-------- RECORDS SHOWN --------
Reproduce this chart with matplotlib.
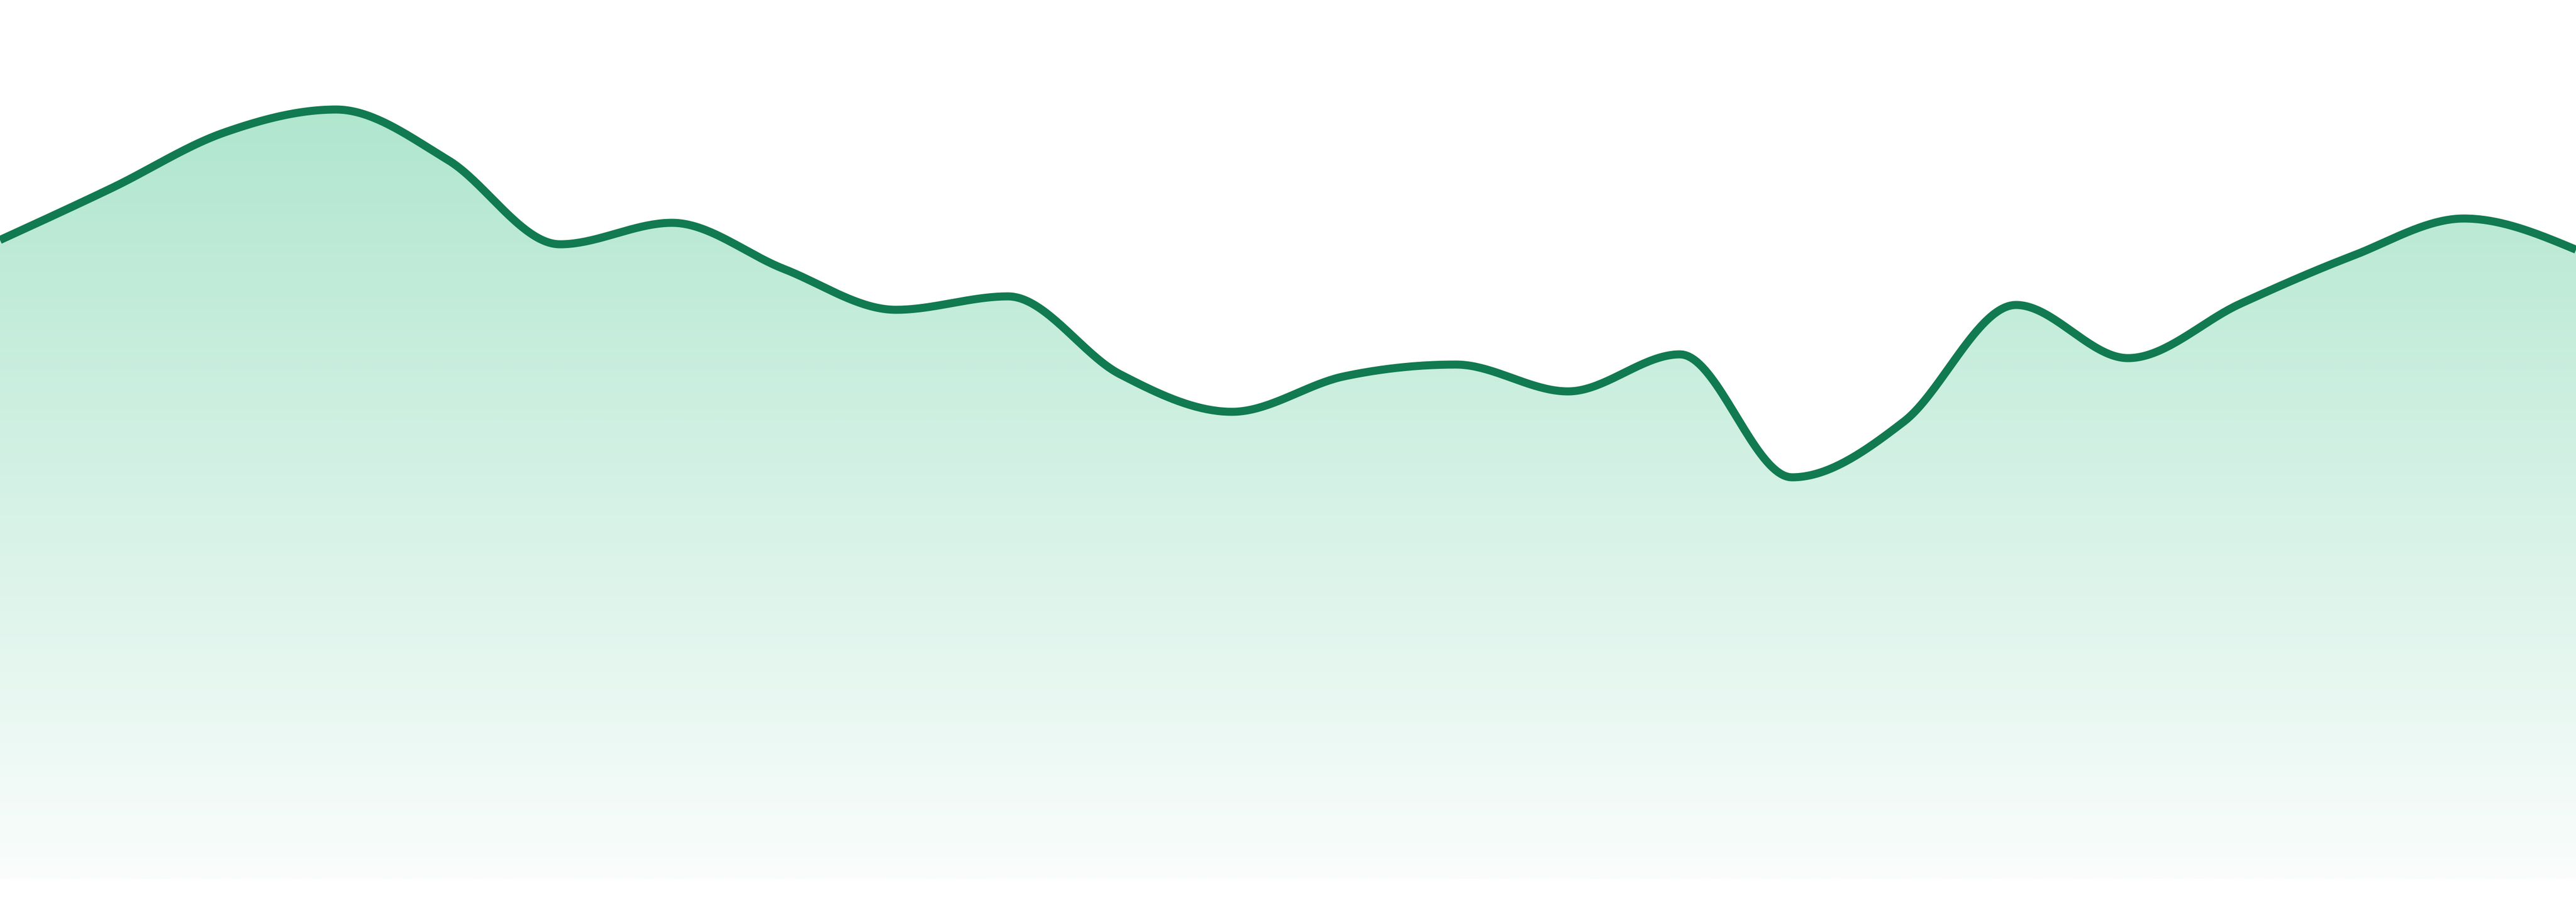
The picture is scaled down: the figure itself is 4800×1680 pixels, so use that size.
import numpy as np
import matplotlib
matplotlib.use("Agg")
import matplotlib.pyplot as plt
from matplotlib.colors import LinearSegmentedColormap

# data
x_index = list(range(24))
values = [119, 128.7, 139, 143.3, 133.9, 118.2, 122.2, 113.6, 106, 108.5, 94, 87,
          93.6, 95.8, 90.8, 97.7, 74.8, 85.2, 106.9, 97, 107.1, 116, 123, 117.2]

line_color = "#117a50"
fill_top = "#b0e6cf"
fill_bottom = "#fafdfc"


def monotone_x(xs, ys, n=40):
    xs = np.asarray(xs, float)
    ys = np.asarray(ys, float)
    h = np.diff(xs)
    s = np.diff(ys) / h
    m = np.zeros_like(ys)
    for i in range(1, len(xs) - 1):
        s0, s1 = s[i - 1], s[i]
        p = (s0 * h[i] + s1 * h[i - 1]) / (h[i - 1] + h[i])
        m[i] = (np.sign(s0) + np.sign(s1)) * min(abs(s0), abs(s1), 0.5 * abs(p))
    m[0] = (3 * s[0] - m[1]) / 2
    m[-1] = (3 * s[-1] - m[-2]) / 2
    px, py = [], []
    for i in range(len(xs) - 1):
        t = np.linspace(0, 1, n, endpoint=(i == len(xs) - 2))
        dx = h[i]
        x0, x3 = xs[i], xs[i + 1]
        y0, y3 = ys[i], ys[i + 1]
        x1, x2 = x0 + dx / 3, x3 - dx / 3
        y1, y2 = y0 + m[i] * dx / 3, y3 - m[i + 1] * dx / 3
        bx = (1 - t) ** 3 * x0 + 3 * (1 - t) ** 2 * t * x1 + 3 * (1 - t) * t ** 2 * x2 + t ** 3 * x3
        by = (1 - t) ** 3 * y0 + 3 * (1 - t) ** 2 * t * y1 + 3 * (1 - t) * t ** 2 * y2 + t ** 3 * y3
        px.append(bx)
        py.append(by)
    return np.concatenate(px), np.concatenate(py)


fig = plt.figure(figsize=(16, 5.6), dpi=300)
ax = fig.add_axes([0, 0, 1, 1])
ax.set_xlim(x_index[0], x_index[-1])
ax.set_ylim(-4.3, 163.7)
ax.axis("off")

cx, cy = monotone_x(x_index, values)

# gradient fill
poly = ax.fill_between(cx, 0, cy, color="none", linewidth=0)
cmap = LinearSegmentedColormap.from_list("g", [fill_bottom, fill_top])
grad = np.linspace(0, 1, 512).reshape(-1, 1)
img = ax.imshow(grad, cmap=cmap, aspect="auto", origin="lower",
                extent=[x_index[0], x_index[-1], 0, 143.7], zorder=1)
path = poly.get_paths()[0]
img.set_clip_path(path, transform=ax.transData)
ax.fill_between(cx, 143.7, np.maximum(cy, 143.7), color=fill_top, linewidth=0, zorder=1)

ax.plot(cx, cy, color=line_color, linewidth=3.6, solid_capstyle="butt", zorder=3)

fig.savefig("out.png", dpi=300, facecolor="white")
--------
-------- RECORDS SHOWN --------
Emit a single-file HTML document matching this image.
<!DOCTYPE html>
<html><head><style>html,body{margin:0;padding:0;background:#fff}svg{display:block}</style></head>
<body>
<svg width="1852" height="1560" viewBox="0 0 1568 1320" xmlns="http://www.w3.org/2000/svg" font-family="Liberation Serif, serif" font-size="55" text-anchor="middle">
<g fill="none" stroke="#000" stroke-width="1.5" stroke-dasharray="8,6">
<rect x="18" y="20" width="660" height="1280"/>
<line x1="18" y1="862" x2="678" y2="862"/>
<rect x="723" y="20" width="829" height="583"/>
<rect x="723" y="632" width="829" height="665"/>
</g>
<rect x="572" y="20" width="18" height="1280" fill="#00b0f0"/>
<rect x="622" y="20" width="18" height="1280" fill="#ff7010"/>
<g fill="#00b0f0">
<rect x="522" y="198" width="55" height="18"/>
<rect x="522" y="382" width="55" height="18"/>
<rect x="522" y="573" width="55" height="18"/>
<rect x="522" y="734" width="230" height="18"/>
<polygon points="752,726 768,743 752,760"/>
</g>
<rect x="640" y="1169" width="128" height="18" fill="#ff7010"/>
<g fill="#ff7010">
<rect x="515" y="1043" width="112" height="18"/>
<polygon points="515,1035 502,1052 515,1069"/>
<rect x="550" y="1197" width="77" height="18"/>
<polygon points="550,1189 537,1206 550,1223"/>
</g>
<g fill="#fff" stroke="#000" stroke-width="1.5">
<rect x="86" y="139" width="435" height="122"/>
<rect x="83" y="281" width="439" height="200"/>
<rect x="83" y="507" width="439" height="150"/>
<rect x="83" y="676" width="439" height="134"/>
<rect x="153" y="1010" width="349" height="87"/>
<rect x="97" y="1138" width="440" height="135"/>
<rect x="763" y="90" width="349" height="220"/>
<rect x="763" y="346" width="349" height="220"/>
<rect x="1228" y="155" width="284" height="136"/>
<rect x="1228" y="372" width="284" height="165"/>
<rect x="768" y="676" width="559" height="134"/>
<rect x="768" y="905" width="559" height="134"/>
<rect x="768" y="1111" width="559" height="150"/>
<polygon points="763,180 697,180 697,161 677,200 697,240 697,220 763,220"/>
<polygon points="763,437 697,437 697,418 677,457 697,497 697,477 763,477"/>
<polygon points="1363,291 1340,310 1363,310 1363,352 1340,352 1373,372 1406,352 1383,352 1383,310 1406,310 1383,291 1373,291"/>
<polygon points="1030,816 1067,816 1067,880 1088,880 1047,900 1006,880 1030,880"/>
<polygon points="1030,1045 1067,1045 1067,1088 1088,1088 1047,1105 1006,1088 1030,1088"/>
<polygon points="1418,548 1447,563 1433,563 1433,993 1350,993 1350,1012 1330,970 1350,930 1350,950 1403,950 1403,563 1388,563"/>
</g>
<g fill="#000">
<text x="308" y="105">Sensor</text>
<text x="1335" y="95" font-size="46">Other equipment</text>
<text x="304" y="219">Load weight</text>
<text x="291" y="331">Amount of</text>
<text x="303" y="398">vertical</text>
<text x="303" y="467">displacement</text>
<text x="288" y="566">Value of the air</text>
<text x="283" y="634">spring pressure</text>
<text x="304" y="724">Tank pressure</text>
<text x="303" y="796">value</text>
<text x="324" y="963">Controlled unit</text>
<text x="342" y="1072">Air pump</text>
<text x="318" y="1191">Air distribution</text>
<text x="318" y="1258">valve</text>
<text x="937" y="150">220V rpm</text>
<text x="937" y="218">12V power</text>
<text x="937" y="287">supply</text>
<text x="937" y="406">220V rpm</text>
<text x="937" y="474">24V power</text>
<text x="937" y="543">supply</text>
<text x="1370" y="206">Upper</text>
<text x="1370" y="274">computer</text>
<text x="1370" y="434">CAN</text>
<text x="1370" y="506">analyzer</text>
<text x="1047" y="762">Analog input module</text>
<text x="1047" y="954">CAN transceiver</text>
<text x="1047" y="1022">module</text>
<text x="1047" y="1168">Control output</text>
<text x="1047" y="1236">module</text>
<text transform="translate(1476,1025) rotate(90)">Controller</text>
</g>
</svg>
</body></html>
--------
-------- RECORDS SHOWN --------
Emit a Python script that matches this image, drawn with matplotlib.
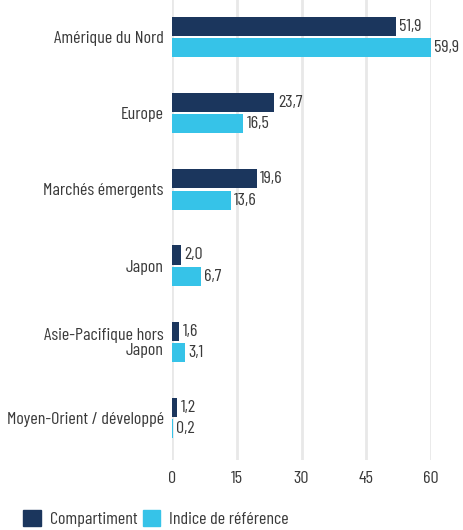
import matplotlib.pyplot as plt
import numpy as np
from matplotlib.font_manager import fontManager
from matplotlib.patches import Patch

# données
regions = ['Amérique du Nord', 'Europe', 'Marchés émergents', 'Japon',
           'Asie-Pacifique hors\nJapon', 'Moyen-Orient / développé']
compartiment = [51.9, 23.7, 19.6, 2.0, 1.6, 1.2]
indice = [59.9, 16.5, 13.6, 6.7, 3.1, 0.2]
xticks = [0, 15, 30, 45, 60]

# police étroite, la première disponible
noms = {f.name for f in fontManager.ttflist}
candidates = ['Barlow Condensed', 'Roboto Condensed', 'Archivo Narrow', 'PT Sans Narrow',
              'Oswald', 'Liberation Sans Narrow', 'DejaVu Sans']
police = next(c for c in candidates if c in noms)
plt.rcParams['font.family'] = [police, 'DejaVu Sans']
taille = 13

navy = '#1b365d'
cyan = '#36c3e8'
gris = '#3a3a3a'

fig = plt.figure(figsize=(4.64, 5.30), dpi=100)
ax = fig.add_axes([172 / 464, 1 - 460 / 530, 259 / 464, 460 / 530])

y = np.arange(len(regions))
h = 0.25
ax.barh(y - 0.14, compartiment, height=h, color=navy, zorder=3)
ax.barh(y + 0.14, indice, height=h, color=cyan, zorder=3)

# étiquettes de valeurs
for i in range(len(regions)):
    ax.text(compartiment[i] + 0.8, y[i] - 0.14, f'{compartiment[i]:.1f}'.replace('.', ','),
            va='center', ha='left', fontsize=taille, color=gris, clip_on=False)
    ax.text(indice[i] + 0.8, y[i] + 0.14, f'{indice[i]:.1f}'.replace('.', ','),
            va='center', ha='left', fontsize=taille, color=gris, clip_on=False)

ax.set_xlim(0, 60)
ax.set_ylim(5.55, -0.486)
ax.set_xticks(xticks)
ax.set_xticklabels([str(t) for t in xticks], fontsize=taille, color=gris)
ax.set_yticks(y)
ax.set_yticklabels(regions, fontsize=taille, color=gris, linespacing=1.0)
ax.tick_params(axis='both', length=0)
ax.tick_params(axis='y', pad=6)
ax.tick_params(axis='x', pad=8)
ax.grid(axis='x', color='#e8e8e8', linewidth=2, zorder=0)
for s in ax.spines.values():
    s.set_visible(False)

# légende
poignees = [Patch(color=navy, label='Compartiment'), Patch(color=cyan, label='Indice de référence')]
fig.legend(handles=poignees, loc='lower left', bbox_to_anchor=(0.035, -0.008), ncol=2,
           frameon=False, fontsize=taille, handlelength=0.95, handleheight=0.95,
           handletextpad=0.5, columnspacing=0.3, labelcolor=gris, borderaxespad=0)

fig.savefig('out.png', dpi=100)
--------
Your task is to quote, unchanged, only the lines from the line bearing "Emit a Python" through the line bearing "ax.barh(y + 0.14, indice, height=h, color=cyan, zorder=3)"; the pictures are not part of the copy.

Emit a Python script that matches this image, drawn with matplotlib.
import matplotlib.pyplot as plt
import numpy as np
from matplotlib.font_manager import fontManager
from matplotlib.patches import Patch

# données
regions = ['Amérique du Nord', 'Europe', 'Marchés émergents', 'Japon',
           'Asie-Pacifique hors\nJapon', 'Moyen-Orient / développé']
compartiment = [51.9, 23.7, 19.6, 2.0, 1.6, 1.2]
indice = [59.9, 16.5, 13.6, 6.7, 3.1, 0.2]
xticks = [0, 15, 30, 45, 60]

# police étroite, la première disponible
noms = {f.name for f in fontManager.ttflist}
candidates = ['Barlow Condensed', 'Roboto Condensed', 'Archivo Narrow', 'PT Sans Narrow',
              'Oswald', 'Liberation Sans Narrow', 'DejaVu Sans']
police = next(c for c in candidates if c in noms)
plt.rcParams['font.family'] = [police, 'DejaVu Sans']
taille = 13

navy = '#1b365d'
cyan = '#36c3e8'
gris = '#3a3a3a'

fig = plt.figure(figsize=(4.64, 5.30), dpi=100)
ax = fig.add_axes([172 / 464, 1 - 460 / 530, 259 / 464, 460 / 530])

y = np.arange(len(regions))
h = 0.25
ax.barh(y - 0.14, compartiment, height=h, color=navy, zorder=3)
ax.barh(y + 0.14, indice, height=h, color=cyan, zorder=3)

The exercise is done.